The counterculture revolution’s discontent with all established art provided
an audience for some of the wildest cinematic experiments to ever hit the
screens in this country. Pop artist Andy Warhol’s forays into filmmaking
represent some of the most challenging of all of the period’s experimental
works. Presented by Warhol, Paul Morrissey’s Flesh, the first in a
trilogy of films staring pretty boy actor Joe Dallesandro (it was followed by Trash
and Heat), is one of the most accessible and popular of their
collaborations.
As
the film opens, we see the face of Joe as he placidly sleeps in bed in an
extreme close-up shot. A seemingly random selection of music plays in the
background as we watch him calmly lay there for a few minutes. When the shot is
finally changed, the effect is shocking. We’re shown a Joe, fully naked, in
the same position that we’ve been watching all along. The motivation of this
setup is initially a bit enigmatic, but once we learn of his occupation, it
becomes apparent. Though Joe has a wife (who he sometimes invites to meet his
tricks), he is a street hustler, but by the standards of the world that Flesh
takes place in, he’s an innocent, and that sentiment is precisely what the
opening sequence was trying to convey visually. Soon, the film oversteps itself
along these lines in a scene where we watch a still-naked Joe frolicking with
his son (though this image critiques any prudishness we might have felt upon
seeing the nudity earlier), but the point is still made. Perhaps too vacuous to
be corruptible, Joe is really only understandable as a product of his society.

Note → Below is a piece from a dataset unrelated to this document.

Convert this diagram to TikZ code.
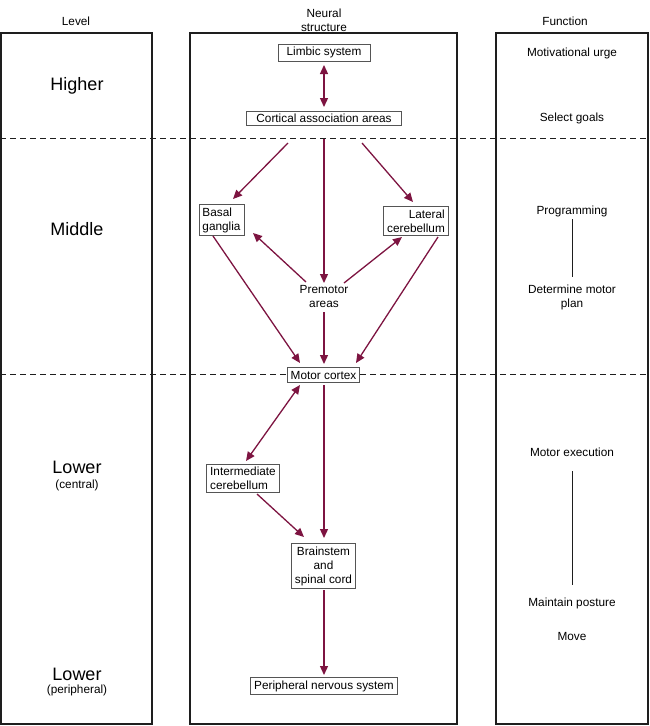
\documentclass[tikz,border=0pt]{standalone}
\usepackage{fontspec}
\setmainfont{Liberation Sans}
\usetikzlibrary{arrows.meta,calc}
\definecolor{arrowc}{RGB}{125,20,65}
\definecolor{boxc}{RGB}{85,85,85}
\definecolor{colc}{RGB}{30,30,30}
\tikzset{
  txt/.style={font=\fontsize{11.8}{14}\selectfont},
  big/.style={font=\fontsize{18}{20}\selectfont},
  nbox/.style={draw=boxc, fill=white, line width=0.9pt, inner xsep=3.5pt, inner ysep=3pt, txt},
  col/.style={draw=colc, line width=1.2pt},
  sep/.style={draw=colc, line width=1pt, dash pattern=on 6pt off 4pt},
  arr/.style={draw=arrowc, line width=1.3pt, -{Triangle[length=9pt,width=8pt]}},
  darr/.style={draw=arrowc, line width=1.3pt, {Triangle[length=9pt,width=8pt]}-{Triangle[length=9pt,width=8pt]}},
  fline/.style={draw=colc, line width=1pt}
}
\begin{document}
\begin{tikzpicture}[x=1pt,y=-1pt]
\useasboundingbox (0,0) rectangle (650,726);
% columns
\draw[col] (1,33) rectangle (152,724);
\draw[col] (190,33) rectangle (457,724);
\draw[col] (496,33) rectangle (648,724);
% separators
\draw[sep] (0,138) -- (650,138);
\draw[sep] (0,374) -- (650,374);
% headers
\node[txt] (hlevel) at (76,21) {Level};
\node[txt, align=center] (hneural) at (324,20) {Neural\\structure};
\node[txt] (hfunc) at (565,21) {Function};
% level labels
\node[big] (higher) at (77,86) {Higher};
\node[big] (middle) at (77,229) {Middle};
\node[big] (lower1) at (77,467) {Lower};
\node[txt] (central) at (77,485) {(central)};
\node[big] (lower2) at (77,674) {Lower};
\node[txt] (periph) at (77,690) {(peripheral)};
% function labels
\node[txt] (f1) at (572,53) {Motivational urge};
\node[txt] (f2) at (572,118) {Select goals};
\node[txt] (f3) at (572,211) {Programming};
\node[txt, align=center] (f4) at (572,297) {Determine motor\\plan};
\node[txt] (f5) at (572,452) {Motor execution};
\node[txt] (f6) at (572,603) {Maintain posture};
\node[txt] (f7) at (572,636) {Move};
\coordinate (l1a) at (572,219);
\coordinate (l1b) at (572,277);
\coordinate (l2a) at (572,471);
\coordinate (l2b) at (572,585);
\draw[fline] (l1a) -- (l1b);
\draw[fline] (l2a) -- (l2b);
% neural nodes
\node[nbox, minimum width=92pt] (limbic) at (324,52.5) {Limbic system};
\node[nbox, minimum width=155pt] (cortical) at (324,118.5) {Cortical association areas};
\node[nbox, align=left] (basal) at (221.5,220) {Basal\\ganglia};
\node[nbox, align=right] (lateral) at (416,221) {Lateral\\cerebellum};
\node[txt, align=center] (premotor) at (324,296) {Premotor\\areas};
\node[nbox] (motor) at (323.5,375) {Motor cortex};
\node[nbox, align=left] (inter) at (243,478.5) {Intermediate\\cerebellum};
\node[nbox, align=center] (brain) at (323.5,566) {Brainstem\\and\\spinal cord};
\node[nbox] (pns) at (324,686) {Peripheral nervous system};
% connectors
\draw[darr] ($(limbic.center)+(0,12.5)$) -- ($(cortical.center)+(0,-11.5)$);
\draw[arr] ($(cortical.center)+(-36,24.5)$) -- ($(basal.center)+(11.5,-21)$);
\draw[arr] ($(cortical.center)+(0,20.5)$) -- ($(premotor.center)+(0,-13)$);
\draw[arr] ($(cortical.center)+(38,24.5)$) -- ($(lateral.center)+(-3,-19)$);
\draw[arr] ($(premotor.center)+(-18,-14)$) -- ($(basal.center)+(31.5,13)$);
\draw[arr] ($(premotor.center)+(20,-13)$) -- ($(lateral.center)+(-14,16)$);
\draw[arr] ($(basal.center)+(-8.5,16)$) -- ($(motor.center)+(-23.5,-12)$);
\draw[arr] ($(lateral.center)+(22,16)$) -- ($(motor.center)+(32.5,-12)$);
\draw[arr] ($(premotor.center)+(0,16)$) -- ($(motor.center)+(0.5,-11)$);
\draw[darr] ($(motor.center)+(-23.5,10)$) -- ($(inter.center)+(3,-17.5)$);
\draw[arr] ($(motor.center)+(0.5,10)$) -- ($(brain.center)+(0.5,-28)$);
\draw[arr] ($(inter.center)+(14,15.5)$) -- ($(brain.center)+(-19.5,-29)$);
\draw[arr] ($(brain.center)+(0.5,24)$) -- ($(pns.center)+(0,-11)$);
\end{tikzpicture}
\end{document}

The world that he lives in is all too willing to treat him as a commodity, and
nowhere is this more apparent than in the scenes in which we see him being posed
by a elderly man who’s a supposed artist and a gay friend who wants him to
emulate a pornographic photo.
As
the movie proceeds, and Joe continues on his sexual odyssey (a absurd quest to
hustle two-hundred dollars to give to a friend of his wife’s for an abortion),
we see a series of encounters that paint life in New York City as a never-ending
procession of vice. Drag queens, fellow hustlers, and a seemingly limitless
procession of johns are the people that we meet as we follow Joe around on what
seems to be an average day’s work. Though Flesh isn’t brazen enough
to show penetration on screen, it is shockingly candid in its portrayal of sex
and nudity. The non-professional cast and the hand-held camerawork give the film
a spontaneous, rambling feel that is interrupted by the frequent, chaotic jump
cuts, which always disrupt the naturalism and remind us that we’re watching a
fictional film. The photography feels distinctive, mostly because it sexualizes
its male protagonist in a way that’s rare in film. Usually, only women are
treated as sex objects in movies, and while there’s plenty of female nudity in
Flesh as well, it’s the presentation of the male nudity that seems the
most deviant.
Though
the technical aspects of Flesh might not be as polished as in a
mainstream film, their shoddiness doesn’t detract from the unexpected
emotional impact that the film packs. There is an undercurrent of sadness
running throughout the film, and one can’t help but see the empty-headedness
of Joe and his friends as a more troubling signifier of their generation’s
amiable attitude toward its aimlessness. One girl’s narration of her rape is
made more disturbing because of her resignation to it than by the crime itself.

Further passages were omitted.